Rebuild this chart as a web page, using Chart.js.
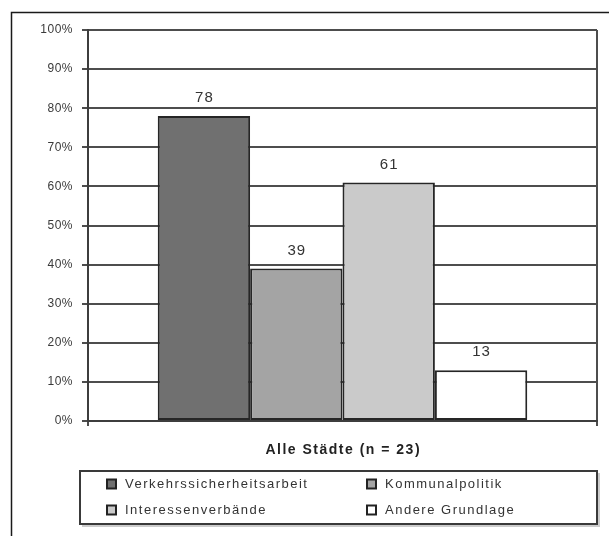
<!DOCTYPE html>
<html>
<head>
<meta charset="utf-8">
<script src="https://cdn.jsdelivr.net/npm/chart.js@4/dist/chart.umd.min.js"></script>
<style>
  html, body { margin: 0; padding: 0; background: #fff; }
  #wrap { position: relative; width: 609px; height: 536px; overflow: hidden; }
</style>
</head>
<body>
<div id="wrap"><canvas id="c" width="609" height="536"></canvas></div>
<script>
// Categories, series and tick values
const categories = ['Alle Städte (n = 23)'];
const seriesNames = ['Verkehrssicherheitsarbeit', 'Kommunalpolitik', 'Interessenverbände', 'Andere Grundlage'];
const verkehrssicherheitsarbeit = [78];
const kommunalpolitik = [39];
const interessenverbaende = [61];
const andereGrundlage = [13];
const seriesValues = [verkehrssicherheitsarbeit, kommunalpolitik, interessenverbaende, andereGrundlage];
const seriesColors = ['#707070', '#a4a4a4', '#cacaca', '#ffffff'];
const yTickValues = [0, 10, 20, 30, 40, 50, 60, 70, 80, 90, 100];

const FONT = '"Liberation Sans", Arial, Helvetica, sans-serif';

function spacedText(ctx, text, x, y, spacing, align) {
  ctx.save();
  ctx.letterSpacing = spacing + 'px';
  ctx.textAlign = align;
  let dx = 0;
  if (align === 'center') dx = spacing / 2;
  else if (align === 'right') dx = spacing;
  ctx.fillText(text, x + dx, y);
  ctx.restore();
}

// Outer frame, value labels, category label and boxed legend
const decorations = {
  id: 'decorations',
  beforeDraw(chart) {
    const ctx = chart.ctx;
    ctx.letterSpacing = '0.5px';
    ctx.save();
    ctx.strokeStyle = '#1a1a1a';
    ctx.lineWidth = 1.5;
    ctx.strokeRect(11.5, 12.5, 800, 800);
    ctx.restore();
  },
  afterDatasetsDraw(chart) {
    const ctx = chart.ctx;
    ctx.save();
    ctx.font = '15px ' + FONT;
    ctx.fillStyle = '#333';
    ctx.textBaseline = 'middle';
    chart.data.datasets.forEach((ds, i) => {
      const meta = chart.getDatasetMeta(i);
      meta.data.forEach((bar, j) => {
        spacedText(ctx, String(ds.data[j]), bar.x, bar.y - 18, 1, 'center');
      });
    });
    ctx.restore();
  },
  afterDraw(chart) {
    const ctx = chart.ctx;
    const xs = chart.scales.x;
    ctx.save();
    // category label under the bars
    ctx.font = 'bold 14px ' + FONT;
    ctx.fillStyle = '#222';
    ctx.textBaseline = 'middle';
    chart.data.labels.forEach((lab, i) => {
      spacedText(ctx, lab, xs.getPixelForTick(i), 450, 1.5, 'center');
    });
    // legend box
    ctx.strokeStyle = '#3a3a3a';
    ctx.lineWidth = 2;
    ctx.strokeRect(80, 471, 517, 53);
    ctx.strokeStyle = 'rgba(0,0,0,0.2)';
    ctx.lineWidth = 2;
    ctx.beginPath();
    ctx.moveTo(82, 526);
    ctx.lineTo(599, 526);
    ctx.lineTo(599, 473);
    ctx.stroke();
    const colX = [107, 367];
    const rowY = [484, 510];
    ctx.font = '13px ' + FONT;
    ctx.textBaseline = 'middle';
    chart.data.datasets.forEach((ds, i) => {
      const cx = colX[i % 2];
      const cy = rowY[Math.floor(i / 2)];
      ctx.fillStyle = ds.backgroundColor;
      ctx.fillRect(cx, cy - 4.5, 9, 9);
      ctx.strokeStyle = '#222';
      ctx.lineWidth = 2;
      ctx.strokeRect(cx, cy - 4.5, 9, 9);
      ctx.fillStyle = '#333';
      spacedText(ctx, ds.label, cx + 18, cy, 1.5, 'left');
    });
    ctx.restore();
  }
};

new Chart(document.getElementById('c'), {
  type: 'bar',
  data: {
    labels: categories,
    datasets: seriesNames.map((name, i) => ({
      label: name,
      data: seriesValues[i],
      backgroundColor: seriesColors[i],
      borderColor: '#262626',
      borderWidth: 2,
      borderSkipped: false,
      barPercentage: 1,
      categoryPercentage: 0.726
    }))
  },
  options: {
    responsive: false,
    animation: false,
    layout: { padding: { top: 30, right: 12, left: 0, bottom: 0 } },
    plugins: {
      legend: { display: false },
      tooltip: { enabled: false }
    },
    scales: {
      x: {
        offset: true,
        grid: { color: '#4d4d4d', lineWidth: 2, tickLength: 5, offset: true, drawOnChartArea: true },
        border: { color: '#3d3d3d', width: 2 },
        ticks: { display: false },
        afterFit(scale) { scale.height = 115; }
      },
      y: {
        min: 0,
        max: 100,
        afterBuildTicks(scale) { scale.ticks = yTickValues.map(v => ({ value: v })); },
        ticks: {
          callback: v => v + '%',
          font: { family: FONT, size: 12 },
          color: '#3a3a3a',
          padding: 9
        },
        grid: { color: '#4d4d4d', lineWidth: 2, tickLength: 6 },
        border: { color: '#3d3d3d', width: 2 },
        afterFit(scale) { scale.width = 88; }
      }
    }
  },
  plugins: [decorations]
});
</script>
</body>
</html>
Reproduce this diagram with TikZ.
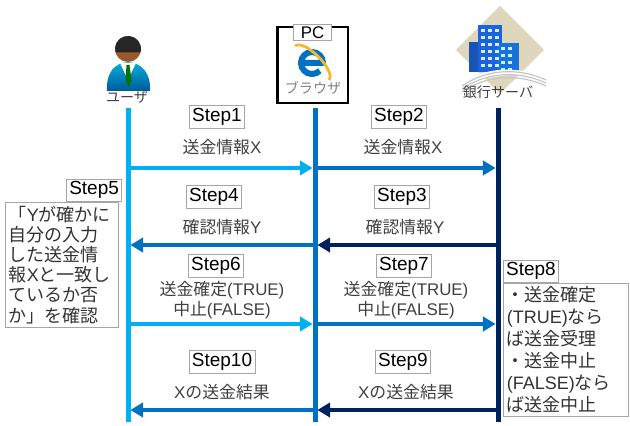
\documentclass[tikz,border=0pt]{standalone}
\usepackage{fontspec}
\setmainfont{Liberation Sans}
\newfontfamily\jpfont{Noto Sans CJK JP}
\usetikzlibrary{arrows.meta,positioning}

\definecolor{userblue}{HTML}{00B0F0}
\definecolor{pcblue}{HTML}{0070C0}
\definecolor{bankblue}{HTML}{002060}
\definecolor{skin}{HTML}{9A5A2C}
\definecolor{sand}{HTML}{DED7BC}
\definecolor{tower}{HTML}{1C62D8}
\definecolor{ring}{HTML}{F2B82E}

\newcommand{\ja}[1]{{\jpfont #1}}

\begin{document}
\begin{tikzpicture}[x=0.25mm, y=-0.25mm,
  stepbox/.style={draw=gray!70, fill=white, inner sep=2pt,
                  font=\fontsize{13.5}{15}\selectfont},
  msg/.style={text=black!75, align=center, font=\fontsize{12}{14.5}\selectfont},
  note/.style={draw=gray!70, fill=white, align=left, text=black!80,
               inner sep=2.5pt, anchor=north west},
  actor/.style={text=black!75, font=\fontsize{10}{12}\selectfont},
  life/.style={line width=1.25mm},
  arr/.style={line width=1mm, -{Triangle[length=3.2mm, width=3.6mm]}, shorten >=0.6mm},
]
\useasboundingbox (0,0) rectangle (630,426);

% user icon
\shade[top color=pcblue!55!cyan, bottom color=pcblue!80!black]
  (107,91) .. controls (106,72) and (115,63) .. (128,62)
  .. controls (141,63) and (151,72) .. (150,91) -- cycle;
\fill[white] (120,63) -- (136,63) -- (128,80) -- cycle;
\fill[green!45!black] (126.5,65) -- (129.5,65) -- (131.5,80) -- (128.5,87) -- (125.5,80) -- cycle;
\fill[skin] (128,49) circle (13);
\fill[black!85] (128,49) ++(165:13) arc[start angle=165, end angle=375, radius=13] -- cycle;
\node[actor] (user) at (127,97) {\ja{ユーザ}};

% browser icon
\node[draw, line width=0.6mm, minimum width=17.6mm, minimum height=19mm] (pc) at (312.5,65) {};
\node[draw=gray!70, fill=white, inner sep=1.2pt, minimum width=9.6mm,
      font=\fontsize{12}{13}\selectfont, anchor=north] (pclbl) at ([yshift=1pt]pc.north) {PC};
\coordinate (ie) at (312,63);
\draw[pcblue, line width=1.5mm] (ie) ++(-11,0) -- ++(22,0)
  arc[start angle=0, end angle=-315, radius=11];
\begin{scope}[shift={(ie)}, rotate=-45]
  \draw[ring, line width=0.7mm] (-24,0) arc[start angle=180, end angle=360, x radius=24, y radius=9];
\end{scope}
\node[actor, text=gray] (brw) at (313,88) {\ja{ブラウザ}};

% bank icon
\fill[sand] (500,6) -- (544,50) -- (500,94) -- (456,50) -- cycle;
\fill[tower!85!black] (469,42) rectangle (484,72);
\fill[tower] (478,25) rectangle (502,72);
\fill[tower!90!cyan] (497,43) rectangle (519,73);
\foreach \x in {481,488,495}
  \foreach \y in {29,36,...,65}
    \fill[white!80!cyan] (\x,\y) rectangle +(3.5,3.5);
\foreach \x in {501,508}
  \foreach \y in {47,54,...,68}
    \fill[white!80!cyan] (\x,\y) rectangle +(3.5,3.5);
\fill[white] (460,84) .. controls (485,66) and (520,66) .. (546,78)
  .. controls (520,72) and (485,74) .. (464,88) -- cycle;
\foreach \d in {0,3,6}
  \draw[gray!45, line width=0.3mm] (462,86+\d) .. controls (488,68+\d) and (520,68+\d) .. (546,80+\d);
\node[actor] (bank) at (498,92) {\ja{銀行サーバ}};

% lifelines
\coordinate (ut) at (128,108);
\coordinate (ue) at (128,422);
\coordinate (pt) at (315,108);
\coordinate (pe) at (315,422);
\coordinate (bt) at (498,108);
\coordinate (be) at (498,422);
\draw[life, userblue] (ut) -- (ue);
\draw[life, pcblue] (pt) -- (pe);
\draw[life, bankblue] (bt) -- (be);

\foreach \r/\y in {1/168,2/245,3/324,4/410}{
  \coordinate (u\r) at (128,\y);
  \coordinate (p\r) at (315,\y);
  \coordinate (b\r) at (498,\y);
}

\draw[arr, userblue] (u1) -- (p1);
\draw[arr, pcblue] (p1) -- (b1);
\draw[arr, pcblue] (p2) -- (u2);
\draw[arr, bankblue] (b2) -- (p2);
\draw[arr, userblue] (u3) -- (p3);
\draw[arr, pcblue] (p3) -- (b3);
\draw[arr, pcblue] (p4) -- (u4);
\draw[arr, bankblue] (b4) -- (p4);

% steps and messages
\node[stepbox] (s1) at (217,117) {Step1};
\node[msg] (m1) at (222,147) {\ja{送金情報}X};
\node[stepbox] (s2) at (399,117) {Step2};
\node[msg] (m2) at (403,147) {\ja{送金情報}X};
\node[stepbox] (s4) at (214,197) {Step4};
\node[msg] (m4) at (222,227) {\ja{確認情報}Y};
\node[stepbox] (s3) at (402,197) {Step3};
\node[msg] (m3) at (405,227) {\ja{確認情報}Y};
\node[stepbox] (s6) at (216,266) {Step6};
\node[msg] (m6) at (222,300) {\ja{送金確定}(TRUE)\\\ja{中止}(FALSE)};
\node[stepbox] (s7) at (404,266) {Step7};
\node[msg] (m7) at (406,300) {\ja{送金確定}(TRUE)\\\ja{中止}(FALSE)};
\node[stepbox] (s10) at (222,362) {Step10};
\node[msg] (m10) at (222,392) {X\ja{の送金結果}};
\node[stepbox] (s9) at (403,362) {Step9};
\node[msg] (m9) at (406,392) {X\ja{の送金結果}};

\node[note, text width=26.5mm, font=\fontsize{12.8}{14.4}\selectfont] (n5) at (5,202)
  {\ja{「}Y\ja{が確かに}\\\ja{自分の入力}\\\ja{した送金情}\\\ja{報}X\ja{と一致し}\\\ja{ているか否}\\\ja{か」を確認}};
\node[stepbox, anchor=south east] (s5) at (122,202) {Step5};

\node[note, text width=29.5mm, font=\fontsize{12.8}{15.6}\selectfont] (n8) at (503,283)
  {\ja{・送金確定}\\(TRUE)\ja{なら}\\\ja{ば送金受理}\\\ja{・送金中止}\\(FALSE)\ja{なら}\\\ja{ば送金中止}};
\node[stepbox, anchor=south west] (s8) at (503,283) {Step8};
\end{tikzpicture}
\end{document}
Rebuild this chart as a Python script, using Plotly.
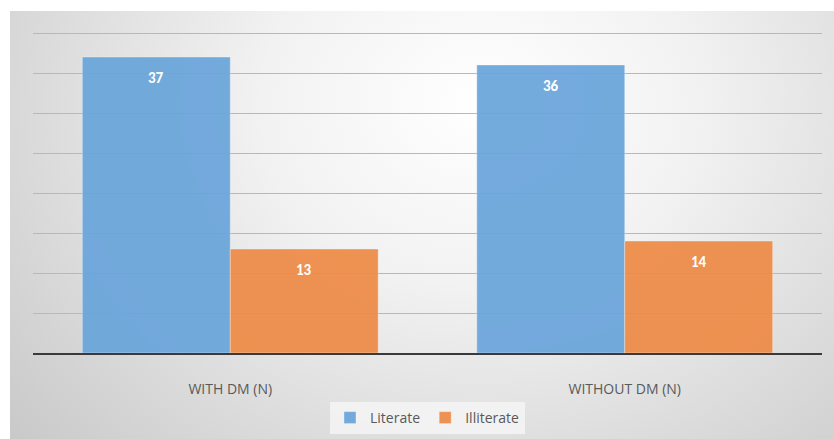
import base64
import plotly.graph_objects as go

categories = ["WITH DM (N)", "WITHOUT DM (N)"]
literate = [37, 36]
illiterate = [13, 14]
series_names = ["Literate", "Illiterate"]
colors = ["#6aa5db", "#ee8b47"]

W, H = 834, 439
ml, mr, mt, mb = 33, 12, 31, 86
pw, ph = W - ml - mr, H - mt - mb
bargap = 0.25
bar_px = pw / len(categories) * (1 - bargap) / len(series_names)

svg = (
    "<svg xmlns='http://www.w3.org/2000/svg' width='824' height='428' preserveAspectRatio='none'>"
    "<defs><radialGradient id='g' cx='0.57' cy='0.22' r='0.75' "
    "gradientTransform='translate(0.57 0.22) scale(1 1.6) translate(-0.57 -0.22)'>"
    "<stop offset='0' stop-color='#ffffff'/>"
    "<stop offset='0.35' stop-color='#f2f2f2'/>"
    "<stop offset='1' stop-color='#c9c9c9'/>"
    "</radialGradient></defs>"
    "<rect width='824' height='428' fill='url(#g)'/></svg>"
)
src = "data:image/svg+xml;base64," + base64.b64encode(svg.encode()).decode()

font_fam = "Carlito, Calibri, Lato, 'Open Sans', sans-serif"
axis_fam = "'Open Sans', 'Noto Sans', sans-serif"

fig = go.Figure()
annotations = []
for i, (name, vals, col) in enumerate(zip(series_names, [literate, illiterate], colors)):
    fig.add_trace(go.Bar(
        name=name, x=categories, y=vals,
        marker=dict(color=col, line=dict(color="rgba(255,255,255,0.35)", width=1)),
        opacity=0.93,
    ))
    for c, v in zip(categories, vals):
        annotations.append(dict(
            x=c, y=v, xref="x", yref="y", text=str(v), showarrow=False,
            xshift=(i - (len(series_names) - 1) / 2) * bar_px, yshift=-21,
            font=dict(color="white", size=15, family=font_fam, weight="bold"),
        ))

fig.update_layout(
    width=W, height=H,
    margin=dict(l=ml, r=mr, t=mt, b=mb, autoexpand=False),
    paper_bgcolor="white",
    plot_bgcolor="rgba(0,0,0,0)",
    barmode="group", bargap=bargap, bargroupgap=0,
    font=dict(family=axis_fam, color="#595959", size=14),
    showlegend=True,
    legend=dict(orientation="h", x=0.5, xanchor="center", y=(H - mb - 418) / ph, yanchor="middle",
                bgcolor="rgba(245,245,245,0.85)", font=dict(size=14, color="#595959", family=axis_fam),
                itemwidth=30, traceorder="normal"),
    annotations=annotations,
    images=[dict(source=src, xref="paper", yref="paper",
                 x=(10 - ml) / pw, y=(H - mb - 11) / ph,
                 sizex=(W - 10) / pw, sizey=(H - 11) / ph,
                 xanchor="left", yanchor="top", sizing="stretch", layer="below")],
)
fig.update_yaxes(range=[0, 40.25], dtick=5, showticklabels=False, gridcolor="#b8b8b8",
                 gridwidth=1, zeroline=False, showline=False)
fig.update_xaxes(showline=True, linecolor="#3a3a3a", linewidth=2, ticks="",
                 ticklabelstandoff=22,
                 tickfont=dict(size=14, color="#595959", family=axis_fam))

fig.write_html("out.html")
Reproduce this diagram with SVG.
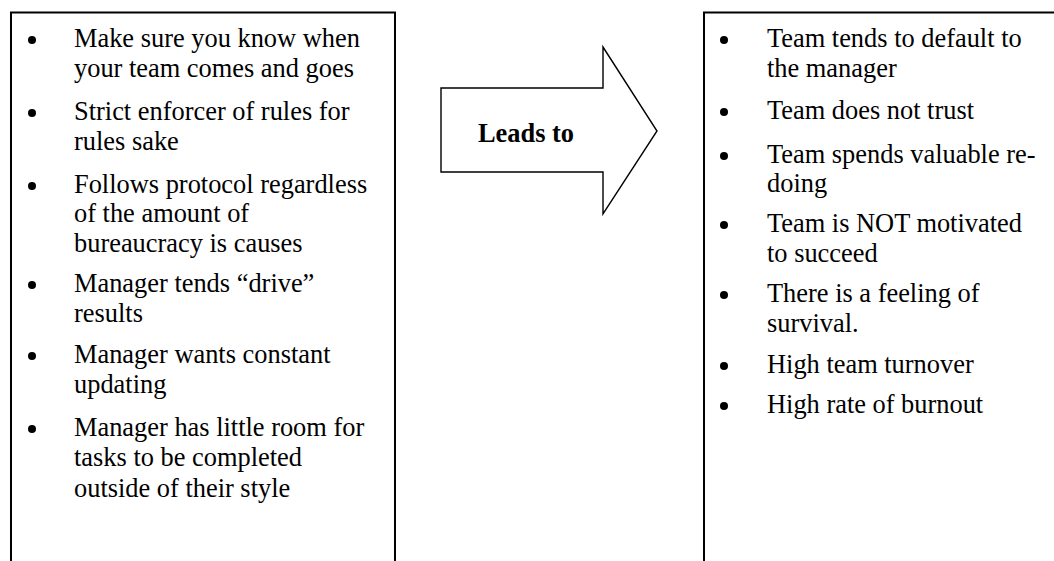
<svg xmlns="http://www.w3.org/2000/svg" width="1054" height="561" viewBox="0 0 1054 561">
  <style>
    .box { fill: none; stroke: #000; stroke-width: 2; }
    .item { font-family: "Liberation Serif", "Times New Roman", serif; font-size: 26.4px; fill: #000; }
    .label { font-family: "Liberation Serif", "Times New Roman", serif; font-size: 26.4px; font-weight: bold; fill: #000; }
    .dot { fill: #000; }
    .arrow { fill: #fff; stroke: #000; stroke-width: 1.4; stroke-linejoin: miter; }
  </style>
  <rect width="1054" height="561" fill="#fff"/>

  <!-- Left column: management behaviours -->
  <g id="causes">
    <rect class="box" x="11" y="12.5" width="384" height="600"/>
    <g class="dot">
      <circle cx="32" cy="40" r="4"/>
      <circle cx="32" cy="113" r="4"/>
      <circle cx="32" cy="186" r="4"/>
      <circle cx="32" cy="285" r="4"/>
      <circle cx="32" cy="356" r="4"/>
      <circle cx="32" cy="429" r="4"/>
    </g>
    <g class="item">
      <text x="74" y="47">Make sure you know when</text>
      <text x="74" y="77">your team comes and goes</text>
      <text x="74" y="120">Strict enforcer of rules for</text>
      <text x="74" y="150">rules sake</text>
      <text x="74" y="193">Follows protocol regardless</text>
      <text x="74" y="222">of the amount of</text>
      <text x="74" y="252">bureaucracy is causes</text>
      <text x="74" y="292">Manager tends “drive”</text>
      <text x="74" y="322">results</text>
      <text x="74" y="363">Manager wants constant</text>
      <text x="74" y="393">updating</text>
      <text x="74" y="436">Manager has little room for</text>
      <text x="74" y="466">tasks to be completed</text>
      <text x="74" y="497">outside of their style</text>
    </g>
  </g>

  <!-- Block arrow between the columns -->
  <g id="leads-to">
    <polygon class="arrow" points="441,88 603,88 603,47 657,131 603,214 603,172 441,172"/>
    <text class="label" x="478" y="142">Leads to</text>
  </g>

  <!-- Right column: effects on the team -->
  <g id="effects">
    <path class="box" d="M1060,12.5 H704 V600"/>
    <g class="dot">
      <circle cx="724" cy="40" r="4"/>
      <circle cx="724" cy="112" r="4"/>
      <circle cx="724" cy="156" r="4"/>
      <circle cx="724" cy="225" r="4"/>
      <circle cx="724" cy="295" r="4"/>
      <circle cx="724" cy="366" r="4"/>
      <circle cx="724" cy="406" r="4"/>
    </g>
    <g class="item">
      <text x="767" y="47">Team tends to default to</text>
      <text x="767" y="77">the manager</text>
      <text x="767" y="119">Team does not trust</text>
      <text x="767" y="163">Team spends valuable re-</text>
      <text x="767" y="192">doing</text>
      <text x="767" y="232">Team is NOT motivated</text>
      <text x="767" y="262">to succeed</text>
      <text x="767" y="302">There is a feeling of</text>
      <text x="767" y="332">survival.</text>
      <text x="767" y="373">High team turnover</text>
      <text x="767" y="413">High rate of burnout</text>
    </g>
  </g>
</svg>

==*==

--- Set problem ---
Which lines hold the word "script"? Copy every one of them.

--- Result of this task ---
<script src="https://cdn.jsdelivr.net/npm/chart.js@4/dist/chart.umd.min.js"></script>
<script>
</script>
Rebuild this chart as a Python script, using Plotly.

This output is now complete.